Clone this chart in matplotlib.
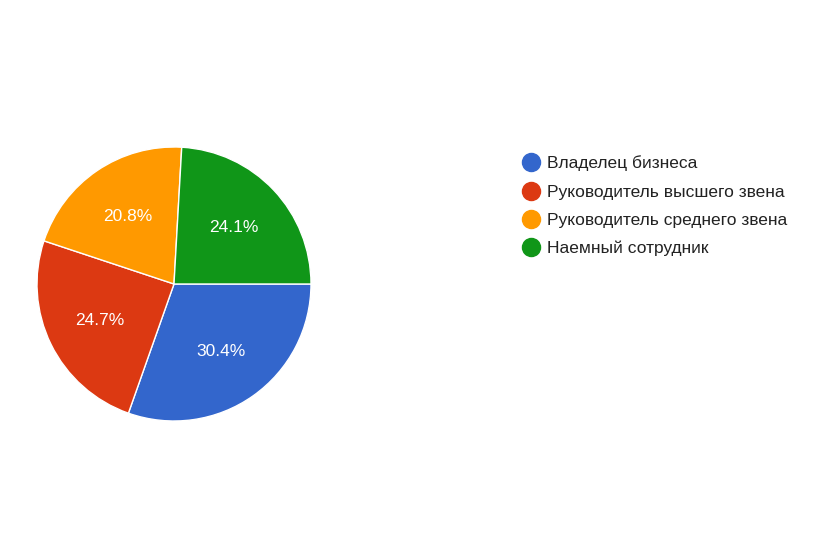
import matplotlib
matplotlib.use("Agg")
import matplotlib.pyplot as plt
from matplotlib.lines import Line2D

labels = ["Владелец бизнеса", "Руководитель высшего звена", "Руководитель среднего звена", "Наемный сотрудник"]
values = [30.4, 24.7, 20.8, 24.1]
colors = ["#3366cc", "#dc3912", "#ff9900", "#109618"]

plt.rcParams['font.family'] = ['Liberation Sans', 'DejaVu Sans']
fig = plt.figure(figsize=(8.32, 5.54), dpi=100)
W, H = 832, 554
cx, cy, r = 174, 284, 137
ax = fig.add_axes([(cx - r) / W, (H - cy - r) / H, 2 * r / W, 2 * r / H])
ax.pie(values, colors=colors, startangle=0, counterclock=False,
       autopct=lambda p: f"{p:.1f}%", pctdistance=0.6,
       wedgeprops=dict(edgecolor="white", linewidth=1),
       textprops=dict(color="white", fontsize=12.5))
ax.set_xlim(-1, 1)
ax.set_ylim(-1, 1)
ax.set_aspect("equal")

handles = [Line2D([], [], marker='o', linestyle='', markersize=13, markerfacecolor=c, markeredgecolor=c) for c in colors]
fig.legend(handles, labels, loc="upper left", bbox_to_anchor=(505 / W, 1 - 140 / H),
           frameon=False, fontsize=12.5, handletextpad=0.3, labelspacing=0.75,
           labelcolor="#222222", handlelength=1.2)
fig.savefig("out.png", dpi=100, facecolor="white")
☆ ☆ ☆ ☆
Given request
Go through the listing above and write it out again exactly, dropping the pictures.

Task answer
Clone this chart in matplotlib.
import matplotlib
matplotlib.use("Agg")
import matplotlib.pyplot as plt
from matplotlib.lines import Line2D

labels = ["Владелец бизнеса", "Руководитель высшего звена", "Руководитель среднего звена", "Наемный сотрудник"]
values = [30.4, 24.7, 20.8, 24.1]
colors = ["#3366cc", "#dc3912", "#ff9900", "#109618"]

plt.rcParams['font.family'] = ['Liberation Sans', 'DejaVu Sans']
fig = plt.figure(figsize=(8.32, 5.54), dpi=100)
W, H = 832, 554
cx, cy, r = 174, 284, 137
ax = fig.add_axes([(cx - r) / W, (H - cy - r) / H, 2 * r / W, 2 * r / H])
ax.pie(values, colors=colors, startangle=0, counterclock=False,
       autopct=lambda p: f"{p:.1f}%", pctdistance=0.6,
       wedgeprops=dict(edgecolor="white", linewidth=1),
       textprops=dict(color="white", fontsize=12.5))
ax.set_xlim(-1, 1)
ax.set_ylim(-1, 1)
ax.set_aspect("equal")

handles = [Line2D([], [], marker='o', linestyle='', markersize=13, markerfacecolor=c, markeredgecolor=c) for c in colors]
fig.legend(handles, labels, loc="upper left", bbox_to_anchor=(505 / W, 1 - 140 / H),
           frameon=False, fontsize=12.5, handletextpad=0.3, labelspacing=0.75,
           labelcolor="#222222", handlelength=1.2)
fig.savefig("out.png", dpi=100, facecolor="white")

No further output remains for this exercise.